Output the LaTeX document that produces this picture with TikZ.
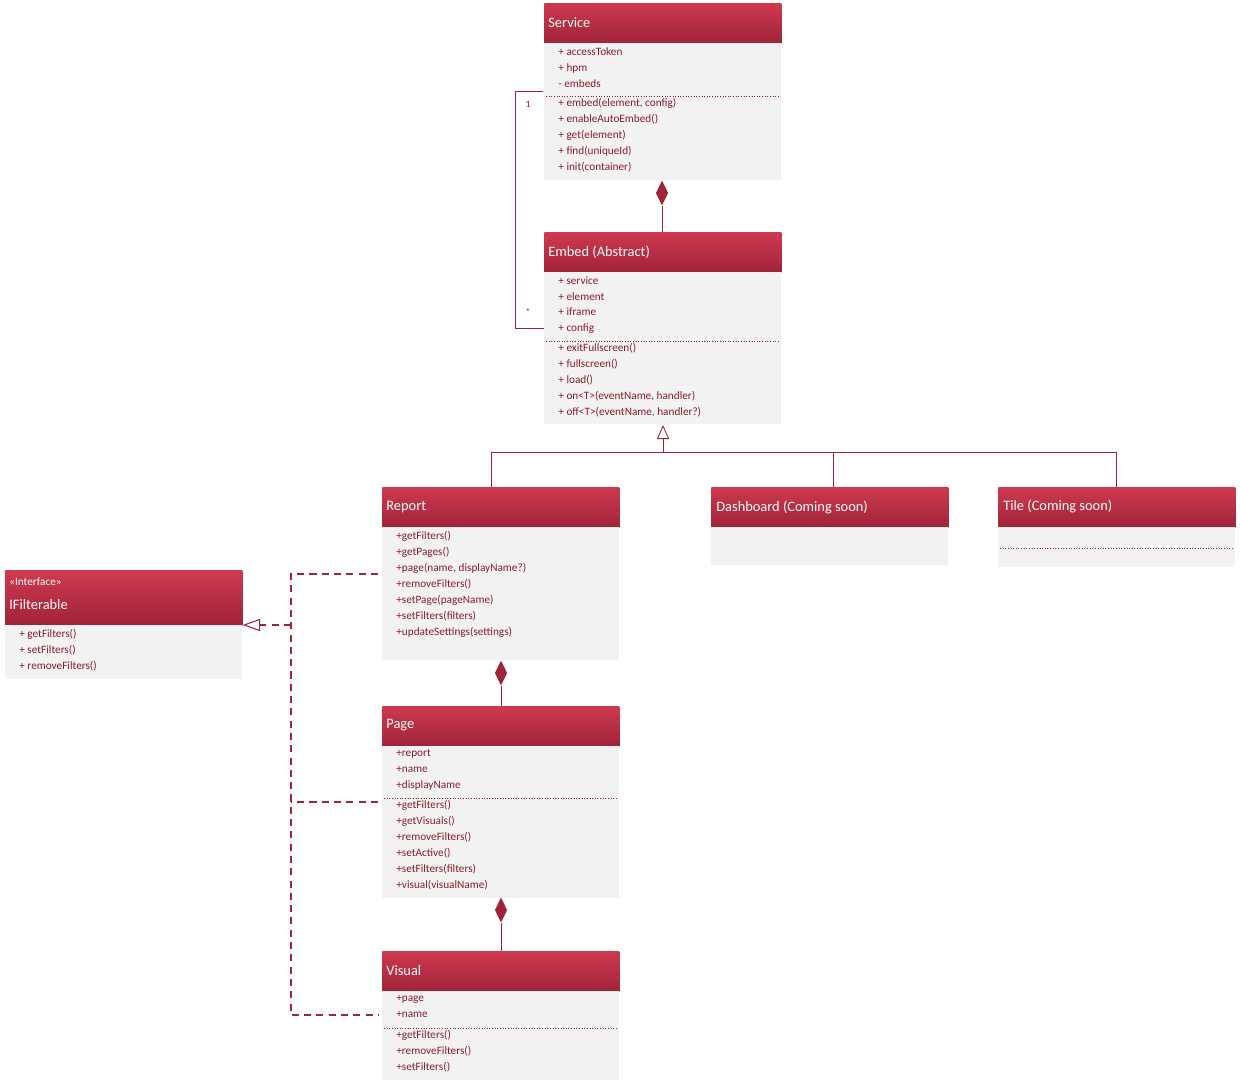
\documentclass[tikz,border=0pt]{standalone}
\usepackage{fontspec}
\setmainfont{Carlito}
\usetikzlibrary{arrows.meta,shapes.geometric}
\definecolor{hdrtop}{HTML}{CE3A4F}
\definecolor{hdrbot}{HTML}{A0233A}
\definecolor{bodyc}{HTML}{F2F2F2}
\definecolor{ink}{HTML}{8B1A2E}
\definecolor{line}{HTML}{A0233A}
\tikzset{
  hdr/.style={anchor=north west,inner sep=0pt,top color=hdrtop,bottom color=hdrbot,draw=none,minimum width=4.74cm},
  bodybox/.style={anchor=north west,inner sep=0pt,fill=bodyc,draw=none,minimum width=4.74cm},
  htext/.style={anchor=west,text=white,font=\fontsize{8.2}{9}\selectfont,inner sep=0pt},
  items/.style={anchor=north west,text=ink,font=\fontsize{6.4}{9.07}\selectfont,align=left,inner sep=0pt},
  sep/.style={draw=ink,densely dotted,line width=0.5pt},
  conn/.style={draw=line,line width=0.5pt},
  rdash/.style={draw=line,line width=0.6pt,dash pattern=on 4pt off 3pt},
  comp/.style={diamond,fill=line,draw=none,minimum width=0.25cm,minimum height=0.5cm,inner sep=0pt},
}
\begin{document}
\begin{tikzpicture}[x=0.02cm,y=-0.02cm]
\useasboundingbox (0,0) rectangle (1240,1086);
% Service
\node[hdr,minimum height=0.8cm] (svc) at (544,3) {};
\node[htext] (svct) at (548,23) {Service};
\node[bodybox,minimum height=2.74cm] (svcb) at (544,43) {};
\node[items] (svca) at (558,47) {+ accessToken\\+ hpm\\- embeds};
\draw[sep] (546,96) -- (779,96);
\node[items] (svcm) at (558,98) {+ embed(element, config)\\+ enableAutoEmbed()\\+ get(element)\\+ find(uniqueId)\\+ init(container)};
% Embed
\node[hdr,minimum height=0.8cm] (emb) at (544,232) {};
\node[htext] (embt) at (548,252) {Embed (Abstract)};
\node[bodybox,minimum height=3.04cm] (embb) at (544,272) {};
\node[items] (emba) at (558,276) {+ service\\+ element\\+ iframe\\+ config};
\draw[sep] (546,341) -- (779,341);
\node[items] (embm) at (558,343) {+ exitFullscreen()\\+ fullscreen()\\+ load()\\+ on<T>(eventName, handler)\\+ off<T>(eventName, handler?)};
% Report
\node[hdr,minimum height=0.8cm] (rep) at (382,487) {};
\node[htext] (rept) at (386,507) {Report};
\node[bodybox,minimum height=2.66cm] (repb) at (382,527) {};
\node[items] (repm) at (396,531) {+getFilters()\\+getPages()\\+page(name, displayName?)\\+removeFilters()\\+setPage(pageName)\\+setFilters(filters)\\+updateSettings(settings)};
% Dashboard
\node[hdr,minimum height=0.8cm] (dash) at (711,487) {};
\node[htext] (dasht) at (716,507) {Dashboard (Coming soon)};
\node[bodybox,minimum height=0.76cm] (dashb) at (711,527) {};
% Tile
\node[hdr,minimum height=0.8cm] (tile) at (998,487) {};
\node[htext] (tilet) at (1003,506) {Tile (Coming soon)};
\node[bodybox,minimum height=0.8cm] (tileb) at (998,527) {};
\draw[sep] (1000,548) -- (1234,548);
% IFilterable
\node[hdr,minimum height=1.1cm] (ifl) at (5,570) {};
\node[htext,font=\fontsize{6.4}{8}\selectfont] (iflst) at (9,582) {<<Interface>>};
\node[htext] (iflt) at (9,605) {IFilterable};
\node[bodybox,minimum height=1.08cm] (iflb) at (5,625) {};
\node[items] (iflm) at (19,629) {+ getFilters()\\+ setFilters()\\+ removeFilters()};
% Page
\node[hdr,minimum height=0.8cm] (page) at (382,706) {};
\node[htext] (paget) at (386,725) {Page};
\node[bodybox,minimum height=3.04cm] (pageb) at (382,746) {};
\node[items] (pagea) at (396,749) {+report\\+name\\+displayName};
\draw[sep] (384,798) -- (618,798);
\node[items] (pagem) at (396,800) {+getFilters()\\+getVisuals()\\+removeFilters()\\+setActive()\\+setFilters(filters)\\+visual(visualName)};
% Visual
\node[hdr,minimum height=0.8cm] (vis) at (382,951) {};
\node[htext] (vist) at (386,971) {Visual};
\node[bodybox,minimum height=1.78cm] (visb) at (382,991) {};
\node[items] (visa) at (396,995) {+page\\+name};
\draw[sep] (384,1028) -- (618,1028);
\node[items] (vism) at (396,1030) {+getFilters()\\+removeFilters()\\+setFilters()};
% compositions
\node[comp] (d1) at (662,193) {};
\draw[conn] (d1.south) -- (emb.north -| d1.south);
\node[comp] (d2) at (501,673) {};
\draw[conn] (d2.south) -- (page.north -| d2.south);
\node[comp] (d3) at (501,910) {};
\draw[conn] (d3.south) -- (vis.north -| d3.south);
% aggregation Service - Embed
\coordinate (a1) at (543,91);
\coordinate (a2) at (515,91);
\coordinate (a3) at (515,328);
\coordinate (a4) at (544,328);
\draw[conn] (a1) -- (a2) -- (a3) -- (a4);
\node[text=ink,font=\fontsize{5.5}{6}\selectfont] (m1) at (528,104) {1};
\node[text=ink,font=\fontsize{5.5}{6}\selectfont] (m2) at (528,312) {*};
% inheritance
\coordinate (ib) at (663,452);
\draw[conn,-{Triangle[open,width=7pt,length=8pt]}] (ib) -- (663,425);
\draw[conn] (rep.north -| 491,0) |- (ib) -| (dash.north -| 833,0);
\draw[conn] (ib) -| (tile.north -| 1116,0);
% realization
\coordinate (rv) at (291,625);
\draw[rdash] (378,574) -- (291,574) -- (291,1015) -- (378,1015);
\draw[rdash] (378,802) -- (291,802);
\draw[rdash,-{Triangle[open,width=7pt,length=10pt]}] (rv) -- (iflb.north east);
\end{tikzpicture}
\end{document}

^^^^

• _What is expected_:
Set every line down exactly as written, leaving each picture out.

• _Problem solution_:
Output the LaTeX document that produces this picture with TikZ.
\documentclass[tikz,border=0pt]{standalone}
\usepackage{fontspec}
\setmainfont{Carlito}
\usetikzlibrary{arrows.meta,shapes.geometric}
\definecolor{hdrtop}{HTML}{CE3A4F}
\definecolor{hdrbot}{HTML}{A0233A}
\definecolor{bodyc}{HTML}{F2F2F2}
\definecolor{ink}{HTML}{8B1A2E}
\definecolor{line}{HTML}{A0233A}
\tikzset{
  hdr/.style={anchor=north west,inner sep=0pt,top color=hdrtop,bottom color=hdrbot,draw=none,minimum width=4.74cm},
  bodybox/.style={anchor=north west,inner sep=0pt,fill=bodyc,draw=none,minimum width=4.74cm},
  htext/.style={anchor=west,text=white,font=\fontsize{8.2}{9}\selectfont,inner sep=0pt},
  items/.style={anchor=north west,text=ink,font=\fontsize{6.4}{9.07}\selectfont,align=left,inner sep=0pt},
  sep/.style={draw=ink,densely dotted,line width=0.5pt},
  conn/.style={draw=line,line width=0.5pt},
  rdash/.style={draw=line,line width=0.6pt,dash pattern=on 4pt off 3pt},
  comp/.style={diamond,fill=line,draw=none,minimum width=0.25cm,minimum height=0.5cm,inner sep=0pt},
}
\begin{document}
\begin{tikzpicture}[x=0.02cm,y=-0.02cm]
\useasboundingbox (0,0) rectangle (1240,1086);
% Service
\node[hdr,minimum height=0.8cm] (svc) at (544,3) {};
\node[htext] (svct) at (548,23) {Service};
\node[bodybox,minimum height=2.74cm] (svcb) at (544,43) {};
\node[items] (svca) at (558,47) {+ accessToken\\+ hpm\\- embeds};
\draw[sep] (546,96) -- (779,96);
\node[items] (svcm) at (558,98) {+ embed(element, config)\\+ enableAutoEmbed()\\+ get(element)\\+ find(uniqueId)\\+ init(container)};
% Embed
\node[hdr,minimum height=0.8cm] (emb) at (544,232) {};
\node[htext] (embt) at (548,252) {Embed (Abstract)};
\node[bodybox,minimum height=3.04cm] (embb) at (544,272) {};
\node[items] (emba) at (558,276) {+ service\\+ element\\+ iframe\\+ config};
\draw[sep] (546,341) -- (779,341);
\node[items] (embm) at (558,343) {+ exitFullscreen()\\+ fullscreen()\\+ load()\\+ on<T>(eventName, handler)\\+ off<T>(eventName, handler?)};
% Report
\node[hdr,minimum height=0.8cm] (rep) at (382,487) {};
\node[htext] (rept) at (386,507) {Report};
\node[bodybox,minimum height=2.66cm] (repb) at (382,527) {};
\node[items] (repm) at (396,531) {+getFilters()\\+getPages()\\+page(name, displayName?)\\+removeFilters()\\+setPage(pageName)\\+setFilters(filters)\\+updateSettings(settings)};
% Dashboard
\node[hdr,minimum height=0.8cm] (dash) at (711,487) {};
\node[htext] (dasht) at (716,507) {Dashboard (Coming soon)};
\node[bodybox,minimum height=0.76cm] (dashb) at (711,527) {};
% Tile
\node[hdr,minimum height=0.8cm] (tile) at (998,487) {};
\node[htext] (tilet) at (1003,506) {Tile (Coming soon)};
\node[bodybox,minimum height=0.8cm] (tileb) at (998,527) {};
\draw[sep] (1000,548) -- (1234,548);
% IFilterable
\node[hdr,minimum height=1.1cm] (ifl) at (5,570) {};
\node[htext,font=\fontsize{6.4}{8}\selectfont] (iflst) at (9,582) {<<Interface>>};
\node[htext] (iflt) at (9,605) {IFilterable};
\node[bodybox,minimum height=1.08cm] (iflb) at (5,625) {};
\node[items] (iflm) at (19,629) {+ getFilters()\\+ setFilters()\\+ removeFilters()};
% Page
\node[hdr,minimum height=0.8cm] (page) at (382,706) {};
\node[htext] (paget) at (386,725) {Page};
\node[bodybox,minimum height=3.04cm] (pageb) at (382,746) {};
\node[items] (pagea) at (396,749) {+report\\+name\\+displayName};
\draw[sep] (384,798) -- (618,798);
\node[items] (pagem) at (396,800) {+getFilters()\\+getVisuals()\\+removeFilters()\\+setActive()\\+setFilters(filters)\\+visual(visualName)};
% Visual
\node[hdr,minimum height=0.8cm] (vis) at (382,951) {};
\node[htext] (vist) at (386,971) {Visual};
\node[bodybox,minimum height=1.78cm] (visb) at (382,991) {};
\node[items] (visa) at (396,995) {+page\\+name};
\draw[sep] (384,1028) -- (618,1028);
\node[items] (vism) at (396,1030) {+getFilters()\\+removeFilters()\\+setFilters()};
% compositions
\node[comp] (d1) at (662,193) {};
\draw[conn] (d1.south) -- (emb.north -| d1.south);
\node[comp] (d2) at (501,673) {};
\draw[conn] (d2.south) -- (page.north -| d2.south);
\node[comp] (d3) at (501,910) {};
\draw[conn] (d3.south) -- (vis.north -| d3.south);
% aggregation Service - Embed
\coordinate (a1) at (543,91);
\coordinate (a2) at (515,91);
\coordinate (a3) at (515,328);
\coordinate (a4) at (544,328);
\draw[conn] (a1) -- (a2) -- (a3) -- (a4);
\node[text=ink,font=\fontsize{5.5}{6}\selectfont] (m1) at (528,104) {1};
\node[text=ink,font=\fontsize{5.5}{6}\selectfont] (m2) at (528,312) {*};
% inheritance
\coordinate (ib) at (663,452);
\draw[conn,-{Triangle[open,width=7pt,length=8pt]}] (ib) -- (663,425);
\draw[conn] (rep.north -| 491,0) |- (ib) -| (dash.north -| 833,0);
\draw[conn] (ib) -| (tile.north -| 1116,0);
% realization
\coordinate (rv) at (291,625);
\draw[rdash] (378,574) -- (291,574) -- (291,1015) -- (378,1015);
\draw[rdash] (378,802) -- (291,802);
\draw[rdash,-{Triangle[open,width=7pt,length=10pt]}] (rv) -- (iflb.north east);
\end{tikzpicture}
\end{document}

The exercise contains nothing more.